Hydro-Québec a de ces secrets que d'autres n'ont pas. Ainsi en est-il du prix des couvercles de ses chambres souterraines - qu'on appelle communément les trous d'homme - qui, chez la société d'État, est considéré comme «une donnée confidentielle».

L'histoire remonte à l'automne dernier. Afin de comparer ce que divers organismes publics paient pour leurs couvercles de chambres souterraines, La Presse Affaires en demande le prix à la Ville de Montréal, à celle de Drummondville et à Hydro-Québec. Les deux villes ont répondu sans hésitation, après un simple coup de téléphone. Chez Hydro-Québec, c'est plus complexe.

Dans un courriel envoyé le 13 novembre dernier, un des attachés de presse de la société d'État, Louis-Olivier Batty, écrit qu'«en raison des nombreuses recherches que suscite votre demande sur les couvercles des chambres souterraines du réseau de distribution d'Hydro-Québec, nous vous invitons à faire une demande d'accès à l'information auprès de Mme Stella Leney». Ce fut chose faite trois jours plus tard.

Le 2 décembre, c'est au tour d'Évelyne Racette, de la direction principale, environnement et affaires corporatives, de prendre la plume pour accuser réception de la demande.

Douze jours plus tard, la réponse vient de Marie-Josée Nadeau, vice-présidente exécutive aux affaires corporatives et secrétaire générale. Elle souligne d'abord qu'«Hydro-Québec ne procède plus directement à l'achat des couvercles de chambres souterraines depuis 2005». Ces acquisitions se font désormais par les entrepreneurs sous contrat avec la société d'État.

Elle révèle ensuite que les trois derniers achats qu'a faits Hydro en 2004 ont coûté, globalement, 11 516,25$, 4606,50$ et 13 051,75$. La secrétaire générale refuse par contre d'indiquer le nombre de couvercles achetés dans ces lots. «En effet, écrit-elle, ce renseignement dévoilerait le prix unitaire de chaque couvercle et cette donnée est confidentielle.»

Hydro-Québec invoque les articles 21 et 22 de la Loi sur l'accès à l'information pour refuser de divulguer le prix des couvercles. Le deuxième article souligne notamment qu'un organisme peut garder une information secrète quand «la divulgation risquerait vraisemblablement d'entraver une négociation en vue de la conclusion d'un contrat».

Au téléphone, M. Batty explique qu'il «ne faut pas que les soumissionnaires sachent le prix (payé dans le passé)», pour préserver une saine concurrence.

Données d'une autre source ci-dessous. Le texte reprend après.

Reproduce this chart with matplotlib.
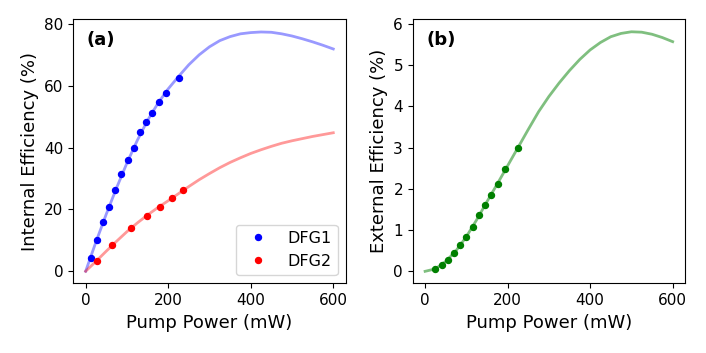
import numpy as np
import matplotlib
matplotlib.use('Agg')
import matplotlib.pyplot as plt

# ---- measured points ---- #
dfg1_power = [12, 27, 42, 57, 71, 86, 102, 116, 132, 147, 161, 177, 195, 225]
dfg1_eff = [4.3, 10.1, 15.9, 20.8, 26.2, 31.5, 36.1, 39.9, 45.1, 48.3, 51.2, 54.6, 57.8, 62.4]

dfg2_power = [28, 65, 110, 148, 180, 209, 236]
dfg2_eff = [3.2, 8.5, 14.0, 18.0, 20.8, 23.6, 26.3]

ext_power = [25, 40, 55, 70, 85, 100, 115, 130, 146, 160, 176, 194, 224]
ext_eff = [0.065, 0.15, 0.28, 0.44, 0.63, 0.84, 1.07, 1.37, 1.62, 1.85, 2.12, 2.47, 3.0]

# ---- fitted curves ---- #
fit_power = [0, 25, 50, 75, 100, 125, 150, 175, 200, 225, 250, 275, 300,
             325, 350, 375, 400, 425, 450, 475, 500, 525, 550, 575, 600]
fit_dfg1 = [0, 9.5, 18.5, 27.0, 35.0, 42.3, 48.8, 54.3, 59.0, 63.0, 66.8, 70.0, 72.6,
            74.6, 75.9, 76.8, 77.2, 77.4, 77.3, 76.8, 76.1, 75.2, 74.2, 73.1, 71.9]
fit_dfg2 = [0, 3.2, 6.5, 9.7, 12.8, 15.6, 18.2, 20.6, 22.8, 25.1, 27.4, 29.6, 31.6,
            33.5, 35.2, 36.7, 38.1, 39.3, 40.4, 41.4, 42.2, 42.9, 43.6, 44.2, 44.8]
fit_ext = [0, 0.06, 0.24, 0.5, 0.84, 1.25, 1.69, 2.12, 2.56, 3.0, 3.44, 3.87, 4.24,
           4.57, 4.87, 5.14, 5.37, 5.55, 5.69, 5.77, 5.81, 5.80, 5.75, 5.67, 5.57]

fig = plt.figure(figsize=(7.06, 3.53), dpi=100)
ax1 = fig.add_axes([0.1038, 0.1975, 0.3858, 0.7487])
ax2 = fig.add_axes([0.5846, 0.1975, 0.3857, 0.7487])

# (a) internal efficiency
ax1.plot(fit_power, fit_dfg1, color='blue', alpha=0.4, lw=2)
ax1.plot(fit_power, fit_dfg2, color='red', alpha=0.4, lw=2)
ax1.plot(dfg1_power, dfg1_eff, 'o', color='blue', ms=4.3, label='DFG1')
ax1.plot(dfg2_power, dfg2_eff, 'o', color='red', ms=4.3, label='DFG2')
ax1.set_xlabel('Pump Power (mW)', fontsize=13)
ax1.set_ylabel('Internal Efficiency (%)', fontsize=13)
ax1.set_xticks([0, 200, 400, 600])
ax1.set_yticks([0, 20, 40, 60, 80])
ax1.tick_params(labelsize=11)
ax1.set_xlim(-30, 630)
ax1.set_ylim(-3.9, 81.6)
ax1.text(0.05, 0.92, '(a)', transform=ax1.transAxes, fontsize=13,
         fontweight='bold', va='center', ha='left')
ax1.legend(loc='lower right', fontsize=11.5)

# (b) external efficiency
ax2.plot(fit_power, fit_ext, color='green', alpha=0.5, lw=2)
ax2.plot(ext_power, ext_eff, 'o', color='green', ms=4.3)
ax2.set_xlabel('Pump Power (mW)', fontsize=13)
ax2.set_ylabel('External Efficiency (%)', fontsize=13)
ax2.set_xticks([0, 200, 400, 600])
ax2.set_yticks([0, 1, 2, 3, 4, 5, 6])
ax2.tick_params(labelsize=11)
ax2.set_xlim(-30, 630)
ax2.set_ylim(-0.29, 6.12)
ax2.text(0.05, 0.92, '(b)', transform=ax2.transAxes, fontsize=13,
         fontweight='bold', va='center', ha='left')

fig.savefig('out.png', dpi=100)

Après avoir reçu la réponse officielle d'Hydro, nous avons joint deux autres acheteurs de ce type de couvercle: la Ville de Laval et une entreprise privée, Gaz Métro. Dans les deux cas, il leur aura fallu à peine quelques jours pour fournir l'information demandée.

La Presse Affaires a décidé d'interjeter appel de la décision d'Hydro-Québec devant la Commission d'accès à l'information.

À son dernier congrès, l'automne dernier, la Fédération professionnelle des journalistes du Québec, la FPJQ, a décerné son prix de la Noirceur à Hydro-Québec. Ce prix nouvellement créé vise à mettre en lumière «l'organisme public qui manifeste le moins de transparence et pose le plus d'obstacles à la diffusion de l'information».

Le prix lui a été décerné après qu'une journaliste eut tenté d'avoir accès à des clients mécontents. «Hydro-Québec a essayé de cacher des informations de grand intérêt public, a souligné la FPJQ, a nié le problème en faisant sciemment perdre son temps à une journaliste, mais a aussi saboté sa recherche par derrière.»

Et les prix?

Les couvercles de rue les moins chers sont chez Gaz Métro, à 132$ l'unité. Mais ils sont beaucoup plus petits que ceux utilisés par les villes. La comparaison tient donc mal la route. Pour les villes, les comparaisons sont aussi difficiles, parce que les caractéristiques techniques varient de l'une à l'autre. À Laval, le prix du couvercle de 77,5 cm est de 270,10$, comparativement à 279,77$ à Drummondville. À Montréal, un couvercle en fonte grise se détaille 227,40$, mais un autre en fonte ductile - plus résistante - vaut 376,97$.